Fresh from The Namesake, prolific Indian director Mira Nair is working on two very different projects. She is set to direct the epic $100m Shantaram on four continents for Warner Bros. An adaptation of Gregory David Roberts' autobiographical novel, it is being produced by Initial Entertainment Group's Graham King and will star Johnny Depp (who will co-produce alongside Brad Pitt) and Bollywood star Amitabh Bachchan.

Nair is also executive producing Little Zizou, the directorial debut of her friend and regular screenwriter Sooni Taraporevala, which is now shooting in 36 different locations in Mumbai. This English-language film is a comedy based around family struggles in Mumbai's close-knit Parsi community and is being produced by Studio 18 and Jigri Dost.

Nair and Taraporevala are old friends who met at Harvard University in the late 1970s. Taraporevala scripted Nair's breakthrough film Salaam Bombay! and many of her subsequent movies. Jigri Dost is the pair's own production company, set up with a third old friend, Dinaz Stafford.

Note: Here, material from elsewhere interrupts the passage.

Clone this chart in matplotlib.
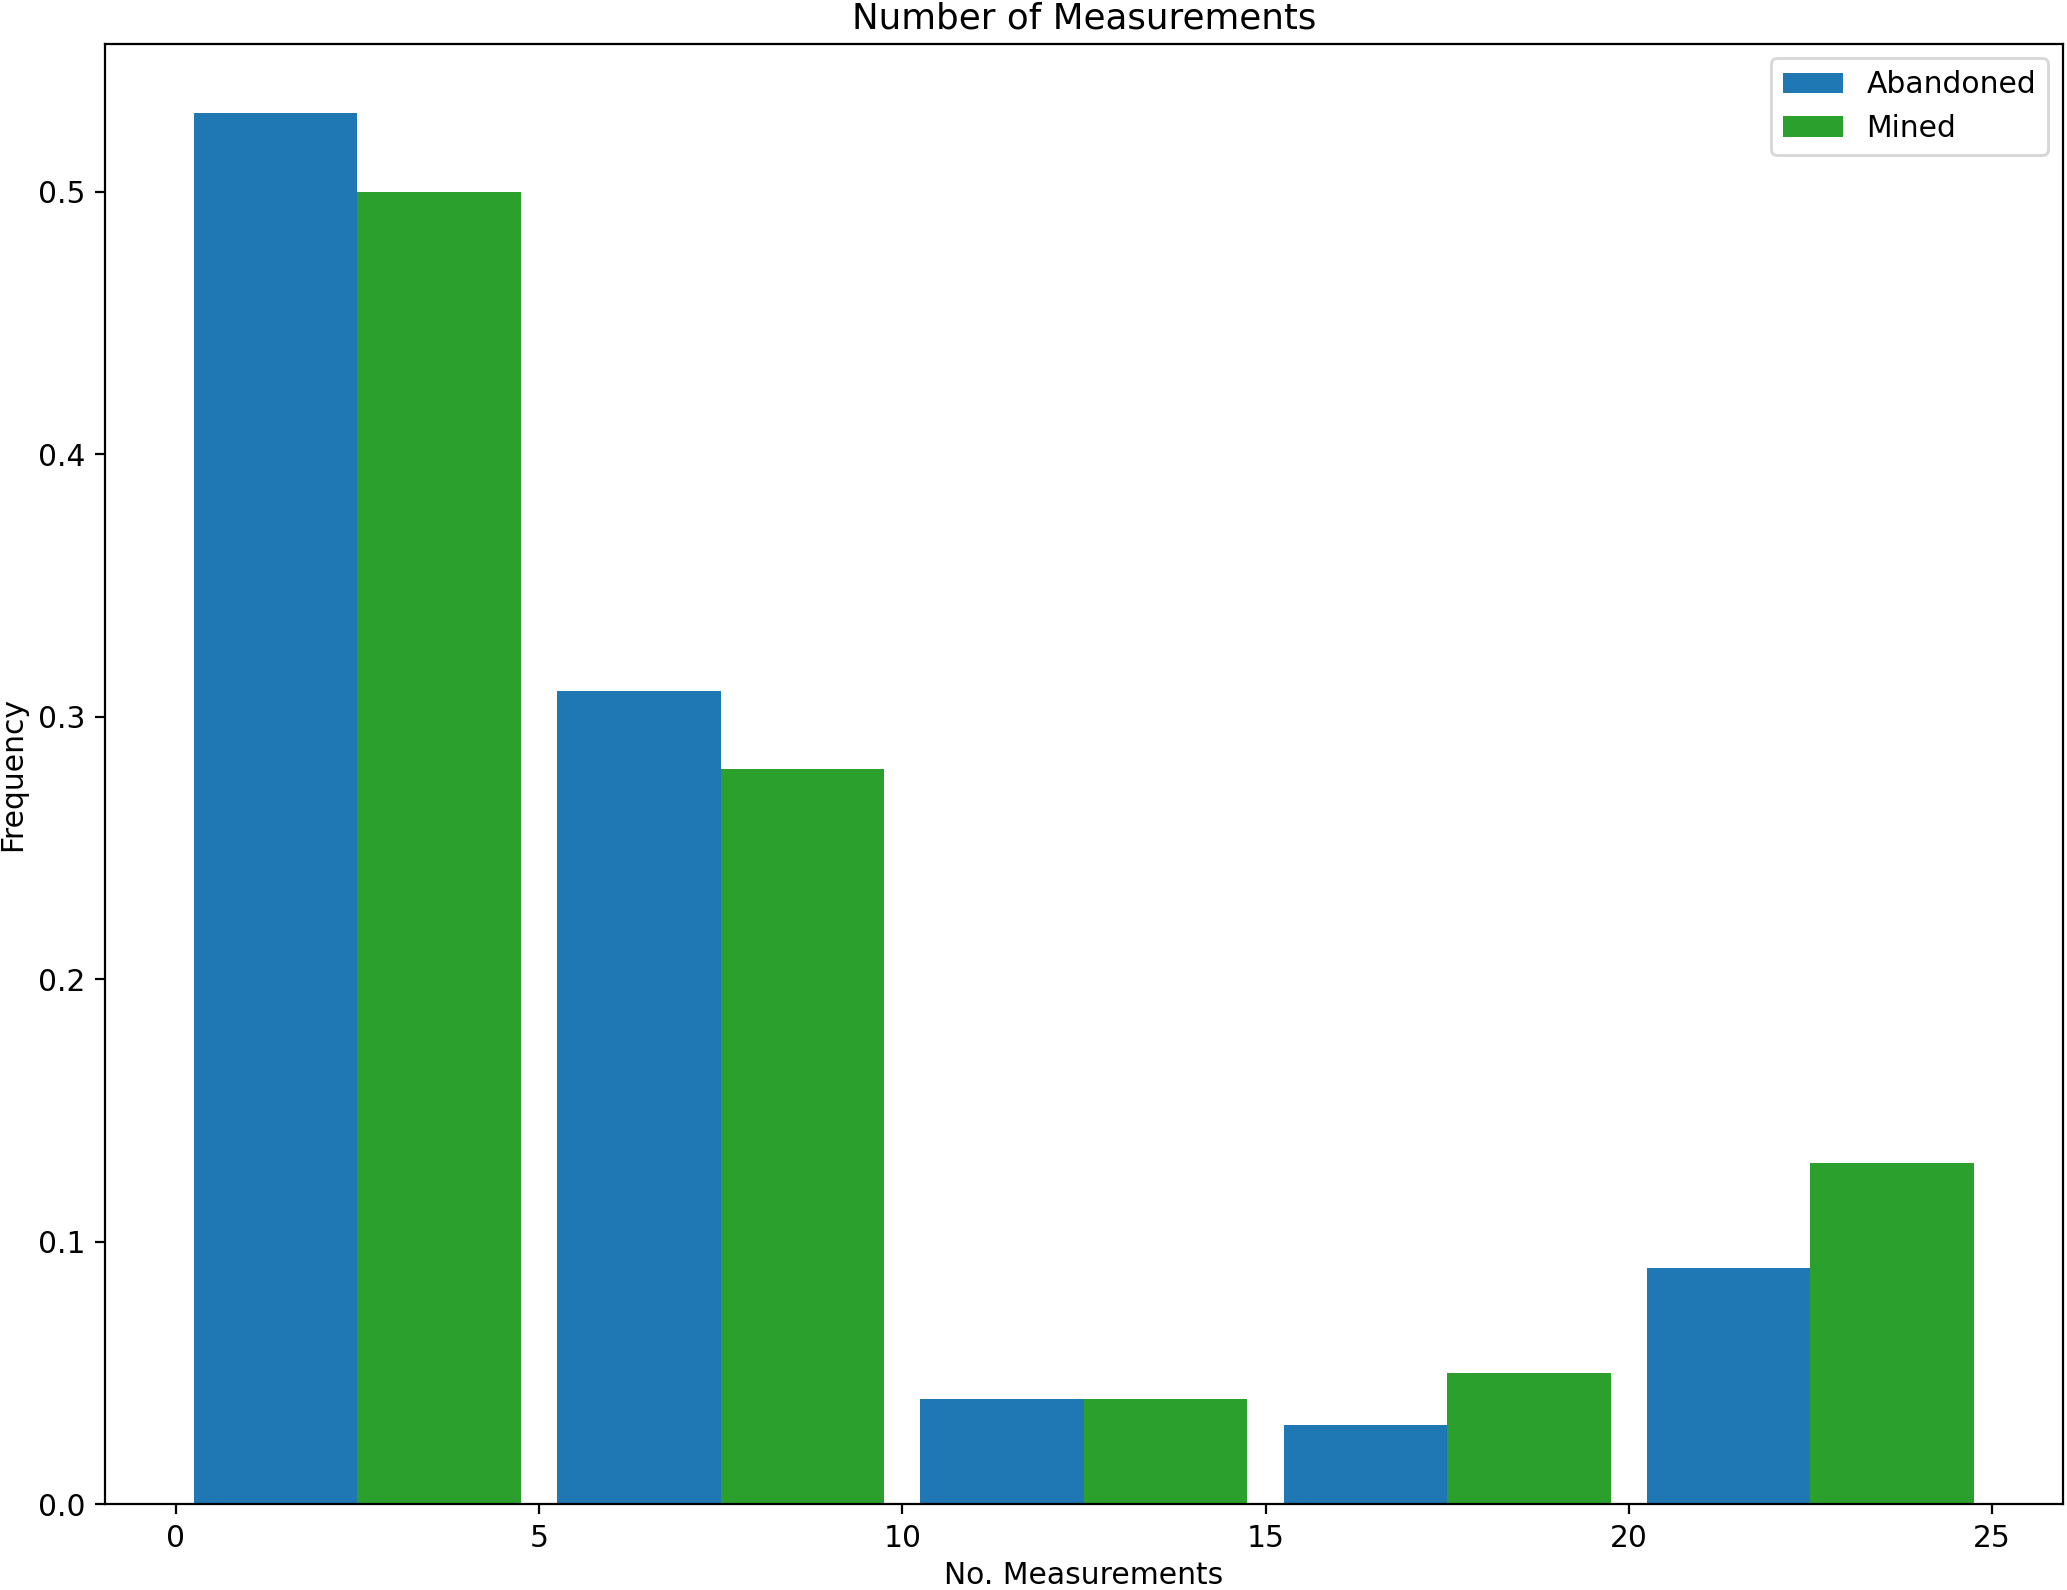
import numpy as np
from matplotlib import pyplot as plt

# histogram bins and relative frequencies
bin_edges = [0, 5, 10, 15, 20, 25]
abandoned = [0.53, 0.31, 0.04, 0.03, 0.09]
mined = [0.50, 0.28, 0.04, 0.05, 0.13]
labels = ["Abandoned", "Mined"]

centers = [(a + b) / 2 for a, b in zip(bin_edges[:-1], bin_edges[1:])]

plt.rcParams['font.size'] = 10.7

fig = plt.figure(figsize=(2067 / 200, 1590 / 200), dpi=200)
ax = fig.add_subplot(111)
fig.subplots_adjust(left=0.0508, right=0.998, top=0.9726, bottom=0.054)

ax.hist([centers, centers], bins=bin_edges, weights=[abandoned, mined],
        rwidth=0.9, color=["tab:blue", "tab:green"], label=labels)

ax.set_title("Number of Measurements", pad=5.5)
ax.set_xlabel("No. Measurements", labelpad=3)
ax.set_ylabel("Frequency")
ax.legend(loc="upper right")

fig.savefig("out.png", dpi=200)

"I am there as a mother hen of sorts, but very much there," Nair says of Little Zizou, a project on which many of her regular production collaborators will also work.

In addition, Nair has just finished a 20-minute film called Migration, part of Aids Jaago (Aids Awake), a four-film project designed to raise Aids-awareness in India.

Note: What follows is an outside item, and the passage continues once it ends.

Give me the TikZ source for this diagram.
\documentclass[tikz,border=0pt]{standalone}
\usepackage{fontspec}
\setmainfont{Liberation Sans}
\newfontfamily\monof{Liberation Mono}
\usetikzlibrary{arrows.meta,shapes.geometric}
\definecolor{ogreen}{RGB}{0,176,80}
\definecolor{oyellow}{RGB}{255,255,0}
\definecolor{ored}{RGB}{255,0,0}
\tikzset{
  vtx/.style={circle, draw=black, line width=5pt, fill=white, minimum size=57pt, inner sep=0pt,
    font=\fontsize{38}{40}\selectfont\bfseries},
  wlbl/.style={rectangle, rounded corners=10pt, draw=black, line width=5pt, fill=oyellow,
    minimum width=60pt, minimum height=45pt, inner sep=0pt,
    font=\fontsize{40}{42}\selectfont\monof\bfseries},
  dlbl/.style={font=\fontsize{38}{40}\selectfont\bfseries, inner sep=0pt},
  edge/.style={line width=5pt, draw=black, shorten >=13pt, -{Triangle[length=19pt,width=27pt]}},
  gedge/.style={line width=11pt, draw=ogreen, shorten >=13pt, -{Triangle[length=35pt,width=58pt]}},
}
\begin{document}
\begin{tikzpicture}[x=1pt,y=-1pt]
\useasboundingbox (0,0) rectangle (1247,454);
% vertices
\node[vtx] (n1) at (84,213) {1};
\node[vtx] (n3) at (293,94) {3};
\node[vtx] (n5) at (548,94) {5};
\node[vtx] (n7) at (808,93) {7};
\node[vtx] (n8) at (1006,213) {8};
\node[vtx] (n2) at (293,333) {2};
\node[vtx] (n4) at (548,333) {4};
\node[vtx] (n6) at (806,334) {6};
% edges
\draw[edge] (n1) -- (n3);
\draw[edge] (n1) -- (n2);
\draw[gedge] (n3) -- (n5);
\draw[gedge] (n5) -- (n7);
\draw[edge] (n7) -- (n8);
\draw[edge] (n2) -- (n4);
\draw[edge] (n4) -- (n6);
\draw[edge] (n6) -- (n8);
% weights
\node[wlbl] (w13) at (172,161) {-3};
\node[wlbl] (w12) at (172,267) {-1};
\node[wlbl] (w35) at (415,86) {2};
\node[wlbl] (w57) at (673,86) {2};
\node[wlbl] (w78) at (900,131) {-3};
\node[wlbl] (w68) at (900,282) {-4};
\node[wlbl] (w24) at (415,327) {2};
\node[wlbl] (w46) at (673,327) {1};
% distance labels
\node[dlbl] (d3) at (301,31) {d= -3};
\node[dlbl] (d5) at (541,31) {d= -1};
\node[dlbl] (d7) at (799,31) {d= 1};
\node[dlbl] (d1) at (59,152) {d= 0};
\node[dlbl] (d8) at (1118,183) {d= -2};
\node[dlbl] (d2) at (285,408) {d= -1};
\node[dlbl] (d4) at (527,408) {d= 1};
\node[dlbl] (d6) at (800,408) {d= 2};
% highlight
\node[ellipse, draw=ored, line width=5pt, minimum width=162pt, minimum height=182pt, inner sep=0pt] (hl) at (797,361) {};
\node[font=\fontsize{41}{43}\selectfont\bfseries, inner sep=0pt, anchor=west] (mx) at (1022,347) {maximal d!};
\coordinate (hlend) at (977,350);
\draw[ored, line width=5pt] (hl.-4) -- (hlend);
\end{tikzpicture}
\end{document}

While overseeing Little Zizou, Nair is likely to have her hands full with Shantaram, which Nair bills as a "spiritual western", a film about a man who comes to India and finds his soul. The story follows an Australian heroin addict who flees to India and becomes a slum doctor, a gun runner and a smuggler.

Large parts of the movie will be shot on the streets of Mumbai. "It is an amazing opportunity to get the vitality and vibrancy of that city right. And Johnny [Depp] is such an extraordinary human being and transformative actor - he really embodies this fluidity between east and west," says Nair. "It is about time we got the continuum between east and west right for a change," she adds. "So often, we see the story of the white man coming to the dark continent, teaching us how to light a bulb and then returning ennobled. This is what is brilliant about Roberts' book. It's the other way round."